Namun, di luar itu semua, Mulyani senang dengan kelengkapan fasilitas yang ada di Perpustakaan Nasional. Hal itu menurutnya merupakan sebagai sebuah upaya kecil yang dilakukan oleh negara untuk meningkatkan minat baca masyarakat.
Sebagai masyarakat Indonesia, dirinya bangga akan fasilitas baca yang ada di Indonesia. Hanya saja untuk saat ini perlu dilakukan revolusi sistem pendidikan, agar minat baca masyarakat Indonesia meningkat dan perpustakaan tadi dapat berfungsi secara optimal.
Dinia Arum, salah satu pengunjung di Perpustakaan Nasional mengatakan kalau fasilitas dan ketersediaan buku di sana sudah sangat lengkap. Hanya saja, ia menyayangkan akan sepinya pengunjung yang hadir di sana.
Ia sepakat jika harus ada pendidikan yang lebih terfokus pada peningkatan literasi masyarakat Indonesia. Menurutnya hal itu memang patut dijadikan sebagai urgensi utama sistem pendidikan di Indonesia, ketimbangan program kampus merdeka dan semacamnnya.
"Kan jadi sayang banget kalau fasilitas ruang baca yang ada itu kurang terpakai, bahkan tidak terjamah oleh masyarakatnya sendiri. Kalau saya sendiri lebih bangga minat literasi yang besar ketimbang fasilitas besar tetapi minatnya rendah," keluhnya.
Pertama,  Pendidikan yang kurang berkualitas. Salah satu akar permasalahan utama dari darurat literasi di Indonesia adalah sistem  pendidikan yang kurang berkualitas. Banyak sekolah di daerah terpencil atau daerah dengan sumber daya terbatas yang tidak memiliki fasilitas dan sumber daya yang memadai untuk mendukung pengembangan literasi. Selain itu, kurikulum yang terlalu padat dan fokus pada penguasaan materi ujian juga dapat menghambat pengembangan keterampilan literasi.
Kedua, Kurangnya akses terhadap bahan bacaan. Di banyak daerah di Indonesia, terutama di pedesaan, akses terhadap buku dan bahan bacaan lainnya masih sangat terbatas. Hal ini membuat banyak anak-anak dan dewasa tidak memiliki kesempatan untuk membaca dan mengembangkan keterampilan literasi mereka.

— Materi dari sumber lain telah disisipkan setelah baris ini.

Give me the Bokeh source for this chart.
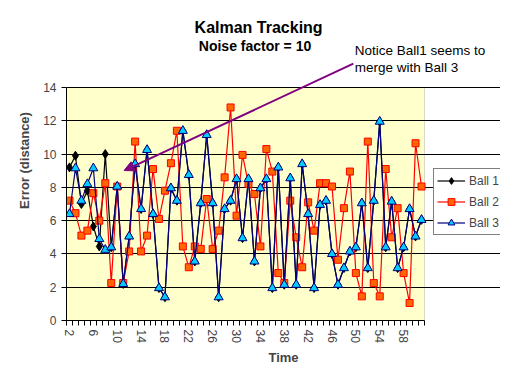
from bokeh.plotting import figure
from bokeh.models import (Range1d, FixedTicker, Label, Arrow, NormalHead, Legend, LegendItem,
                          ColumnDataSource, BoxAnnotation)
from bokeh.embed import file_html
from bokeh.resources import INLINE

# ---- data ----
times = list(range(2, 62))
ball1 = [9.2, 9.9, 7.0, 7.8, 5.65, 4.45, 10.0,
         4.4, 8.05, 2.2, 5.05, 9.4, 6.7, 10.25, 6.4, 1.95, 1.4, 7.95, 7.2, 11.4,
         8.75, 3.55, 7.05, 11.15, 7.05, 1.4, 6.7, 7.2, 8.5, 4.95, 8.5, 3.55, 7.95,
         8.5, 1.95, 9.2, 2.15, 8.55, 2.15, 9.4, 6.4, 1.95, 6.95, 7.2, 4.0, 2.15,
         3.15, 4.15, 4.4, 7.05, 3.15, 7.2, 11.95, 4.4, 7.15, 3.15, 4.4, 6.7, 5.05, 6.05]
ball2 = [7.2, 6.45, 5.1, 5.4, 7.65, 6.0, 8.25, 2.25, 8.05, 2.25,
         4.15, 10.75, 4.15, 5.1, 9.1, 6.1, 7.8, 9.45, 11.4, 4.45,
         3.2, 4.45, 4.3, 7.3, 4.3, 5.4, 8.6, 12.8, 6.3, 9.95,
         8.2, 7.6, 4.45, 10.3, 8.95, 2.85, 2.25, 7.2, 5.0, 3.2,
         7.1, 5.4, 8.25, 8.25, 8.05, 3.65, 6.75, 8.95, 2.85, 1.45,
         10.75, 2.25, 1.45, 9.1, 5.0, 6.75, 2.85, 1.05, 10.65, 8.05]
ball3 = [6.4, 9.15, 7.2, 8.2, 9.15, 4.9, 4.25, 4.4, 8.05, 2.2,
         5.05, 9.4, 6.7, 10.25, 6.4, 1.95, 1.4, 7.95, 7.2, 11.4,
         8.75, 3.55, 7.05, 11.15, 7.05, 1.4, 6.7, 7.2, 8.5, 4.95,
         8.5, 3.55, 7.95, 8.5, 1.95, 9.2, 2.15, 8.55, 2.15, 9.4,
         6.4, 1.95, 6.95, 7.2, 4.0, 2.15, 3.15, 4.15, 4.4, 7.05,
         3.15, 7.2, 11.95, 4.4, 7.15, 3.15, 4.4, 6.7, 5.05, 6.05]
series_names = ["Ball 1", "Ball 2", "Ball 3"]
y_ticks = [0, 2, 4, 6, 8, 10, 12, 14]
x_tick_labels = [2, 6, 10, 14, 18, 22, 26, 30, 34, 38, 42, 46, 50, 54, 58]
title_text = "Kalman Tracking"
subtitle_text = "Noise factor = 10"
note_lines = ["Notice Ball1 seems to", "merge with Ball 3"]

FONT = "Liberation Sans"
Y_MAX = 14
X_LO, X_HI = times[0] - 0.5, times[-1] + 0.5

# frame extends up to the top and right edges so titles, note, arrow and legend are not clipped
p = figure(width=500, height=369, output_backend="svg", toolbar_location=None,
           x_range=Range1d(X_LO, 74.24), y_range=Range1d(0, 19.227),
           min_border_left=66, min_border_right=0, min_border_top=0, min_border_bottom=49)
p.background_fill_color = "white"
p.border_fill_color = "white"
p.outline_line_color = None

# plot area
p.add_layout(BoxAnnotation(left=X_LO, right=X_HI, bottom=0, top=Y_MAX, fill_color="#FFFFCC",
                           fill_alpha=1.0, line_color="#808080", line_width=1, level="image"))

# axes
xa = p.xaxis[0]
xa.bounds = (X_LO, X_HI)
xa.ticker = FixedTicker(ticks=x_tick_labels, minor_ticks=[t - 0.5 for t in times] + [X_HI])
xa.major_tick_out = 0
xa.major_tick_in = 0
xa.minor_tick_out = 5
xa.minor_tick_in = 0
xa.minor_tick_line_color = "black"
xa.major_label_orientation = "vertical"
xa.major_label_standoff = 4
xa.major_label_text_font = FONT
xa.major_label_text_font_size = "12px"
xa.axis_label = "Time"
xa.axis_label_text_font = FONT
xa.axis_label_text_font_style = "bold"
xa.axis_label_text_font_size = "13px"
xa.axis_label_standoff = 4
xa.axis_line_color = "black"

ya = p.yaxis[0]
ya.bounds = (0, Y_MAX)
ya.ticker = FixedTicker(ticks=y_ticks)
ya.major_tick_out = 5
ya.major_tick_in = 0
ya.minor_tick_out = 0
ya.minor_tick_in = 0
ya.major_label_standoff = 5
ya.major_label_text_font = FONT
ya.major_label_text_font_size = "12px"
ya.axis_label = "Error (distance)"
ya.axis_label_text_font = FONT
ya.axis_label_text_font_style = "bold"
ya.axis_label_text_font_size = "13px"
ya.axis_label_standoff = 8
ya.axis_line_color = "black"

p.xgrid.grid_line_color = None
p.ygrid.grid_line_color = "black"
p.ygrid.bounds = (X_LO, X_HI)

src = ColumnDataSource(dict(t=times, b1=ball1, b2=ball2, b3=ball3))

l1 = p.line("t", "b1", source=src, line_color="black", line_width=1.2)
m1 = p.scatter("t", "b1", source=src, marker="diamond", size=9, fill_color="black", line_color="black")
l2 = p.line("t", "b2", source=src, line_color="#FF0000", line_width=1.2)
m2 = p.scatter("t", "b2", source=src, marker="square", size=7, fill_color="#FF6600", line_color="#FF0000")
l3 = p.line("t", "b3", source=src, line_color="#000080", line_width=1.2)
m3 = p.scatter("t", "b3", source=src, marker="triangle", size=9, fill_color="#00CCFF", line_color="#000080")

legend = Legend(items=[LegendItem(label=series_names[0], renderers=[l1, m1]),
                       LegendItem(label=series_names[1], renderers=[l2, m2]),
                       LegendItem(label=series_names[2], renderers=[l3, m3])],
                location=(367, 85))
legend.border_line_color = "black"
legend.border_line_width = 1
legend.background_fill_color = "white"
legend.background_fill_alpha = 1.0
legend.label_text_font = FONT
legend.label_text_font_size = "12px"
legend.glyph_width = 28
legend.glyph_height = 17
legend.label_height = 17
legend.spacing = 4
legend.padding = 3
legend.margin = 0
legend.label_standoff = 4
p.add_layout(legend, "center")

# titles and note (data coordinates)
p.add_layout(Label(x=33.7, y=17.62, text=title_text, text_align="center", text_baseline="alphabetic",
                   text_font=FONT, text_font_style="bold", text_font_size="16px", text_color="black"))
p.add_layout(Label(x=33.1, y=16.47, text=subtitle_text, text_align="center", text_baseline="alphabetic",
                   text_font=FONT, text_font_style="bold", text_font_size="14px", text_color="black"))
p.add_layout(Label(x=49.8, y=16.23, text=note_lines[0], text_align="left", text_baseline="alphabetic",
                   text_font=FONT, text_font_size="13.5px", text_color="black"))
p.add_layout(Label(x=49.8, y=15.22, text=note_lines[1], text_align="left", text_baseline="alphabetic",
                   text_font=FONT, text_font_size="13.5px", text_color="black"))
p.add_layout(Arrow(end=NormalHead(size=10, fill_color="#800080", line_color="#800080"),
                   x_start=49.57, y_start=15.43, x_end=11.15, y_end=9.01,
                   line_color="#800080", line_width=2))

open("out.html", "w").write(file_html(p, INLINE))
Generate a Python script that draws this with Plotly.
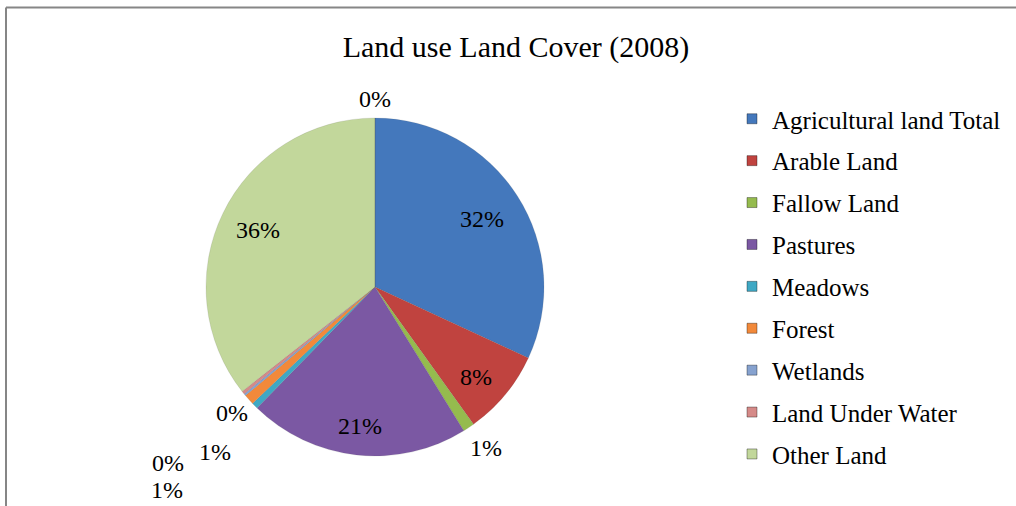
import plotly.graph_objects as go
import math

# ---- data ----
categories = ["Agricultural land Total", "Arable Land", "Fallow Land", "Pastures",
              "Meadows", "Forest", "Wetlands", "Land Under Water", "Other Land", ""]
values = [31.9, 8.2, 1.1, 21.1, 0.6, 1.0, 0.2, 0.3, 35.6, 0.0]
title_text = "Land use Land Cover (2008)"

# ---- style ----
colors = ["#4478BC", "#C0433F", "#95BB4E", "#7B58A3", "#3FA8C4",
          "#F2893A", "#86A2CF", "#D58A88", "#C2D79B", "#FFFFFF"]
label_radius = [0.75, 0.80, 1.16, 0.83, 1.36, 1.72, 1.13, 1.61, 0.77, 1.11]
label_nudge = [0, 2, -1, 0, -1.4, -2.6, -1.8, -1.7, 0, 0]
W, H = 1016, 506
cx, cy, R = 375, 287, 169
FONT = "Liberation Serif, Times New Roman, serif"

fig = go.Figure()
fig.add_trace(go.Pie(
    labels=categories, values=values, sort=False, direction="clockwise", rotation=0,
    marker=dict(colors=colors, line=dict(color="rgba(80,80,80,0.25)", width=0.5)),
    textinfo="none", textposition="none", showlegend=False, hoverinfo="label+percent",
    domain=dict(x=[(cx - R) / W, (cx + R) / W], y=[1 - (cy + R) / H, 1 - (cy - R) / H]),
))

# legend entries (one per named category)
for name, col in zip(categories, colors):
    if not name:
        continue
    fig.add_trace(go.Scatter(
        x=[None], y=[None], mode="markers", name=name, legendgroup=name,
        marker=dict(symbol="square", size=10, color=col, line=dict(color="rgba(0,0,0,0.35)", width=1)),
    ))

# percentage labels, positioned from the slice angles
total = sum(values)
cum = 0.0
for v, rf, nd in zip(values, label_radius, label_nudge):
    mid = 360.0 * (cum + v / 2) / total + nd
    cum += v
    a = math.radians(mid)
    px = cx + rf * R * math.sin(a)
    py = cy - rf * R * math.cos(a)
    fig.add_annotation(x=px / W, y=1 - py / H, xref="paper", yref="paper",
                       xanchor="center", yanchor="middle",
                       text=f"{round(100 * v / total)}%", showarrow=False,
                       font=dict(family=FONT, size=24, color="#000000"))

# chart frame: top and left edges (the rest lies outside the picture)
frame = dict(color="#868686", width=2)
fig.add_shape(type="line", xref="paper", yref="paper",
              x0=6 / W, x1=1.0, y0=1 - 7.5 / H, y1=1 - 7.5 / H, line=frame)
fig.add_shape(type="line", xref="paper", yref="paper",
              x0=6 / W, x1=6 / W, y0=0.0, y1=1 - 7.5 / H, line=frame)

fig.update_layout(
    width=W, height=H, autosize=False,
    margin=dict(l=0, r=0, t=0, b=0, autoexpand=False),
    paper_bgcolor="white", plot_bgcolor="white",
    title=dict(text=title_text, x=516 / W, xanchor="center", y=1 - 46 / H, yanchor="middle",
               font=dict(family=FONT, size=30, color="#000000")),
    xaxis=dict(visible=False), yaxis=dict(visible=False),
    legend=dict(x=732 / W, y=1 - 96 / H, xanchor="left", yanchor="top",
                font=dict(family=FONT, size=25, color="#000000"),
                tracegroupgap=6.4, bgcolor="rgba(0,0,0,0)"),
    showlegend=True,
)

fig.write_html("out.html", config={"displayModeBar": False},
               post_script="document.body.style.margin='0';")
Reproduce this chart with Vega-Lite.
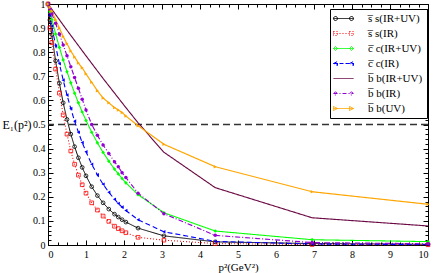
{
  "$schema": "https://vega.github.io/schema/vega-lite/v6.json",
  "width": 380,
  "height": 241,
  "autosize": "none",
  "padding": {"left": 48, "top": 4, "right": 8, "bottom": 28},
  "background": "white",
  "config": {
    "view": {"stroke": "black", "strokeWidth": 1},
    "font": "Liberation Serif",
    "axis": {"grid": false, "labelFont": "Liberation Serif", "labelFontSize": 10, "labelColor": "black", "tickColor": "black", "domainColor": "black", "titleFont": "Liberation Serif", "titleFontSize": 11, "titleFontWeight": "normal", "titleColor": "black"},
    "legend": {"orient": "none", "legendX": 282, "legendY": 5, "title": null, "fillColor": "white", "strokeColor": "black", "padding": 4,
      "labelFont": "Liberation Serif", "labelFontSize": 11, "labelColor": "black",
      "symbolSize": 100, "rowPadding": 3, "symbolOffset": 4, "labelOffset": 19, "symbolStrokeWidth": 1}
  },
  "datasets": {
    "d": [
      {"x": 0, "A": 1, "B": 1, "C": 1, "D": 1, "E": 1, "F": 1, "G": 1},
      {"x": 0.05, "A": 0.934, "B": 0.9, "C": 0.968, "D": 0.953, "F": 0.98, "G": 0.985},
      {"x": 0.1, "A": 0.873, "B": 0.84, "C": 0.936, "D": 0.909, "F": 0.96, "G": 0.97},
      {"x": 0.2, "A": 0.764, "B": 0.73, "C": 0.876, "D": 0.827, "F": 0.92, "G": 0.935},
      {"x": 0.3, "A": 0.671, "B": 0.63, "C": 0.82, "D": 0.752, "F": 0.875, "G": 0.9},
      {"x": 0.4, "A": 0.59, "B": 0.54, "C": 0.768, "D": 0.684, "F": 0.83, "G": 0.865},
      {"x": 0.5, "A": 0.521, "B": 0.46, "C": 0.719, "D": 0.622, "E": 0.891, "F": 0.785, "G": 0.835},
      {"x": 0.6, "A": 0.46, "B": 0.39, "C": 0.673, "D": 0.566, "F": 0.74, "G": 0.805},
      {"x": 0.7, "A": 0.408, "B": 0.335, "C": 0.63, "D": 0.514, "F": 0.695, "G": 0.78},
      {"x": 0.8, "A": 0.362, "B": 0.29, "C": 0.59, "D": 0.468, "F": 0.65, "G": 0.755},
      {"x": 0.9, "A": 0.322, "B": 0.25, "C": 0.552, "D": 0.425, "F": 0.605, "G": 0.735},
      {"x": 1.0, "A": 0.287, "B": 0.215, "C": 0.517, "D": 0.387, "E": 0.785, "F": 0.56, "G": 0.71},
      {"x": 1.15, "A": 0.242, "B": 0.175, "C": 0.468, "D": 0.335, "F": 0.5, "G": 0.675},
      {"x": 1.3, "A": 0.205, "B": 0.145, "C": 0.424, "D": 0.291, "F": 0.455, "G": 0.64},
      {"x": 1.45, "A": 0.175, "B": 0.12, "C": 0.384, "D": 0.252, "E": 0.691, "F": 0.415, "G": 0.61},
      {"x": 1.6, "A": 0.149, "B": 0.098, "C": 0.348, "D": 0.219, "F": 0.38, "G": 0.59},
      {"x": 1.75, "A": 0.128, "B": 0.078, "C": 0.315, "D": 0.19, "F": 0.345, "G": 0.57},
      {"x": 1.85, "A": 0.116, "B": 0.068, "C": 0.295, "D": 0.172, "F": 0.325, "G": 0.56},
      {"x": 1.95, "A": 0.105, "B": 0.059, "C": 0.276, "D": 0.157, "F": 0.3, "G": 0.55},
      {"x": 2.05, "A": 0.095, "B": 0.051, "C": 0.258, "D": 0.143, "E": 0.57, "F": 0.28, "G": 0.535},
      {"x": 2.37, "A": 0.07, "B": 0.032, "C": 0.209, "D": 0.105, "E": 0.507, "F": 0.215, "G": 0.495},
      {"x": 3.05, "A": 0.038, "B": 0.02, "C": 0.134, "D": 0.055, "E": 0.385, "F": 0.13, "G": 0.418},
      {"x": 4.4, "A": 0.013, "B": 0.006, "C": 0.058, "D": 0.015, "E": 0.238, "F": 0.04, "G": 0.325},
      {"x": 6.95, "A": 0.006, "B": 0.002, "C": 0.022, "D": 0.004, "E": 0.113, "F": 0.01, "G": 0.221},
      {"x": 10, "A": 0.003, "B": 0.001, "C": 0.014, "D": 0.002, "E": 0.079, "F": 0.005, "G": 0.169}
    ]
  },
  "data": {"name": "d"},
  "transform": [
    {"fold": ["A", "B", "C", "D", "E", "F", "G"], "as": ["k", "y"]},
    {"filter": "isValid(datum.y)"}
  ],
  "resolve": {"axis": {"x": "independent", "y": "independent"}, "scale": {"shape": "independent", "color": "independent", "strokeDash": "independent"}},
  "layer": [
    {
      "mark": {"type": "point", "opacity": 0},
      "encoding": {
        "x": {"field": "x", "type": "quantitative", "scale": {"domain": [0, 10], "nice": false, "zero": false},
          "axis": {"orient": "bottom", "values": [0,1,2,3,4,5,6,7,8,9,10], "tickSize": -5, "labelPadding": 9, "title": "p²(GeV²)", "titlePadding": 2}},
        "y": {"field": "y", "type": "quantitative", "scale": {"domain": [0, 1], "nice": false, "zero": false},
          "axis": {"orient": "left", "values": [0,0.1,0.2,0.3,0.4,0.5,0.6,0.7,0.8,0.9,1], "format": ".1~f", "tickSize": -5, "labelPadding": 8,
            "title": "E₁(p²)", "titleAngle": 0, "titleAlign": "left", "titleBaseline": "middle", "titleX": -46, "titleY": 120, "titleFontSize": 12}}
      }
    },
    {
      "mark": {"type": "point", "opacity": 0},
      "encoding": {
        "x": {"field": "x", "type": "quantitative",
          "axis": {"orient": "bottom", "values": [0.25,0.5,0.75,1.25,1.5,1.75,2.25,2.5,2.75,3.25,3.5,3.75,4.25,4.5,4.75,5.25,5.5,5.75,6.25,6.5,6.75,7.25,7.5,7.75,8.25,8.5,8.75,9.25,9.5,9.75], "tickSize": -3, "labels": false, "domain": false, "title": null}},
        "y": {"field": "y", "type": "quantitative",
          "axis": {"orient": "left", "values": [0.02,0.04,0.06,0.08,0.12,0.14,0.16,0.18,0.22,0.24,0.26,0.28,0.32,0.34,0.36,0.38,0.42,0.44,0.46,0.48,0.52,0.54,0.56,0.58,0.62,0.64,0.66,0.68,0.72,0.74,0.76,0.78,0.82,0.84,0.86,0.88,0.92,0.94,0.96,0.98], "tickSize": -3, "labels": false, "domain": false, "title": null}}
      }
    },
    {
      "mark": {"type": "point", "opacity": 0},
      "encoding": {
        "x": {"field": "x", "type": "quantitative",
          "axis": {"orient": "top", "values": [0,1,2,3,4,5,6,7,8,9,10], "tickSize": -5, "labels": false, "title": null}},
        "y": {"field": "y", "type": "quantitative",
          "axis": {"orient": "right", "values": [0,0.1,0.2,0.3,0.4,0.5,0.6,0.7,0.8,0.9,1], "tickSize": -5, "labels": false, "title": null}}
      }
    },
    {
      "mark": {"type": "point", "opacity": 0},
      "encoding": {
        "x": {"field": "x", "type": "quantitative",
          "axis": {"orient": "top", "values": [0.25,0.5,0.75,1.25,1.5,1.75,2.25,2.5,2.75,3.25,3.5,3.75,4.25,4.5,4.75,5.25,5.5,5.75,6.25,6.5,6.75,7.25,7.5,7.75,8.25,8.5,8.75,9.25,9.5,9.75], "tickSize": -3, "labels": false, "domain": false, "title": null}},
        "y": {"field": "y", "type": "quantitative",
          "axis": {"orient": "right", "values": [0.02,0.04,0.06,0.08,0.12,0.14,0.16,0.18,0.22,0.24,0.26,0.28,0.32,0.34,0.36,0.38,0.42,0.44,0.46,0.48,0.52,0.54,0.56,0.58,0.62,0.64,0.66,0.68,0.72,0.74,0.76,0.78,0.82,0.84,0.86,0.88,0.92,0.94,0.96,0.98], "tickSize": -3, "labels": false, "domain": false, "title": null}}
      }
    },
    {
      "data": {"values": [{}]},
      "mark": {"type": "rule", "color": "#333333", "strokeWidth": 1.5, "strokeDash": [7, 4]},
      "encoding": {"y": {"datum": 0.5, "type": "quantitative", "axis": null}}
    },
    {
      "mark": {"type": "line"},
      "encoding": {
        "x": {"field": "x", "type": "quantitative", "axis": null},
        "y": {"field": "y", "type": "quantitative", "axis": null},
        "color": {"field": "k", "type": "nominal", "legend": null,
          "scale": {"domain": ["A","B","C","D","E","F","G"], "range": ["#000000","#ff0000","#00ff00","#0000ff","#6b0a45","#9400d3","#ffa500"]}},
        "strokeDash": {"field": "k", "type": "nominal", "legend": null,
          "scale": {"domain": ["A","B","C","D","E","F","G"], "range": [[1,0],[1,2],[1,0],[5,3],[1,0],[5,2,1,2],[1,0]]}},
        "strokeWidth": {"field": "k", "type": "nominal", "legend": null,
          "scale": {"domain": ["A","B","C","D","E","F","G"], "range": [1,1.2,1,1.5,1.8,1.5,1]}}
      }
    },
    {
      "transform": [{"filter": {"field": "k", "oneOf": ["A", "B"]}}],
      "mark": {"type": "point", "filled": false, "strokeWidth": 0.8, "opacity": 1},
      "encoding": {
        "x": {"field": "x", "type": "quantitative", "axis": null},
        "y": {"field": "y", "type": "quantitative", "axis": null},
        "color": {"field": "k", "type": "nominal", "legend": null,
          "scale": {"domain": ["A","B","C","D","E","F","G"], "range": ["#000000","#ff0000","#00ff00","#0000ff","#6b0a45","#9400d3","#ffa500"]}},
        "shape": {"field": "k", "type": "nominal", "legend": null,
          "scale": {"domain": ["A","B","C","D","E","F","G"], "range": ["circle","square","diamond","triangle-left","circle","circle","triangle-right"]}},
        "size": {"field": "k", "type": "nominal", "legend": null,
          "scale": {"domain": ["A","B","C","D","E","F","G"], "range": [14,12,14,16,0,7,14]}}
      }
    },
    {
      "transform": [{"filter": {"field": "k", "oneOf": ["C", "D", "F", "G"]}}],
      "mark": {"type": "point", "filled": true, "opacity": 1},
      "encoding": {
        "x": {"field": "x", "type": "quantitative", "axis": null},
        "y": {"field": "y", "type": "quantitative", "axis": null},
        "color": {"field": "k", "type": "nominal", "legend": null,
          "scale": {"domain": ["A","B","C","D","E","F","G"], "range": ["#000000","#ff0000","#00ff00","#0000ff","#6b0a45","#9400d3","#ffa500"]}},
        "shape": {"field": "k", "type": "nominal", "legend": null,
          "scale": {"domain": ["A","B","C","D","E","F","G"], "range": ["circle","square","diamond","triangle-left","circle","circle","triangle-right"]}},
        "size": {"field": "k", "type": "nominal", "legend": null}
      }
    },
    {
      "transform": [{"filter": "false"}],
      "mark": {"type": "point", "filled": false, "opacity": 1, "strokeWidth": 1},
      "encoding": {
        "x": {"field": "x", "type": "quantitative", "axis": null},
        "y": {"field": "y", "type": "quantitative", "axis": null},
        "color": {"field": "k", "type": "nominal",
          "scale": {"domain": ["A","B","C","D","E","F","G"], "range": ["#000000","#ff0000","#00ff00","#0000ff","#6b0a45","#9400d3","#ffa500"]},
          "legend": {"labelExpr": "{'A':'s\u0305 s(IR+UV)','B':'s\u0305 s(IR)','C':'c\u0305 c(IR+UV)','D':'c\u0305 c(IR)','E':'b\u0305 b(IR+UV)','F':'b\u0305 b(IR)','G':'b\u0305 b(UV)'}[datum.label]"}},
        "strokeDash": {"field": "k", "type": "nominal",
          "scale": {"domain": ["A","B","C","D","E","F","G"], "range": [[1,0],[1,2],[1,0],[4,2],[1,0],[4,2,1,2],[1,0]]},
          "legend": {"labelExpr": "{'A':'s\u0305 s(IR+UV)','B':'s\u0305 s(IR)','C':'c\u0305 c(IR+UV)','D':'c\u0305 c(IR)','E':'b\u0305 b(IR+UV)','F':'b\u0305 b(IR)','G':'b\u0305 b(UV)'}[datum.label]"}},
        "shape": {"field": "k", "type": "nominal",
          "scale": {"domain": ["A","B","C","D","E","F","G"], "range": [
            "M-2,0H2M-2,0A0.4,0.4,0,1,1,-1.2,0A0.4,0.4,0,1,1,-2,0M1.2,0A0.4,0.4,0,1,1,2,0A0.4,0.4,0,1,1,1.2,0",
            "M-2,0H2M-2,-0.4H-1.2V0.4H-2ZM1.2,-0.4H2V0.4H1.2Z",
            "M-2,0H2M-2,0L-1.6,-0.4L-1.2,0L-1.6,0.4ZM1.2,0L1.6,-0.4L2,0L1.6,0.4Z",
            "M-2,0H2M-2,0L-1.2,-0.4L-1.2,0.4ZM1.2,0L2,-0.4L2,0.4Z",
            "M-2,0H2",
            "M-2,0H2M-1.9,0A0.3,0.3,0,1,1,-1.3,0A0.3,0.3,0,1,1,-1.9,0M1.3,0A0.3,0.3,0,1,1,1.9,0A0.3,0.3,0,1,1,1.3,0",
            "M-2,-0.4L-1.2,0L-2,0.4ZM1.2,-0.4L2,0L1.2,0.4ZM-2,0H2"]},
          "legend": {"labelExpr": "{'A':'s\u0305 s(IR+UV)','B':'s\u0305 s(IR)','C':'c\u0305 c(IR+UV)','D':'c\u0305 c(IR)','E':'b\u0305 b(IR+UV)','F':'b\u0305 b(IR)','G':'b\u0305 b(UV)'}[datum.label]"}}
      }
    }
  ]
}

Ketiga, Minimnya budaya membaca. Budaya membaca yang kurang memadai juga menjadi salah satu akar permasalahan dari darurat literasi di Indonesia. Banyak masyarakat yang tidak memiliki kebiasaan membaca dan lebih memilih untuk menghabiskan waktu luang mereka dengan aktivitas lain seperti menonton televisi atau bermain gadget.
Keempat, Tingginya tingkat kesenjangan sosial. Tingkat kesenjangan sosial yang tinggi di Indonesia juga berkontribusi pada darurat literasi. Keluarga yang kurang mampu seringkali tidak mampu menyediakan buku dan bahan bacaan bagi anak-anak mereka, sehingga anak-anak dari keluarga tersebut memiliki akses yang lebih terbatas terhadap literasi.
Kelima, Tidak adanya kebijakan yang komprehensif. Tidak adanya kebijakan pendidikan yang komprehensif dan berkelanjutan dari pemerintah juga menjadi salah satu faktor yang memperburuk darurat literasi di Indonesia. Tanpa dukungan yang kuat dari pemerintah, upaya untuk meningkatkan literasi di Indonesia cenderung terfragmentasi dan tidak terkoordinasi.
Pertama, Peningkatan kualitas pendidikan. Pemerintah harus fokus pada peningkatan kualitas pendidikan di seluruh Indonesia, terutama di daerah-daerah terpencil atau daerah dengan tingkat keterbelakangan yang tinggi. Ini termasuk meningkatkan kualitas guru, menyediakan fasilitas dan sumber daya yang memadai, serta merevisi kurikulum agar lebih menekankan pada pengembangan keterampilan literasi.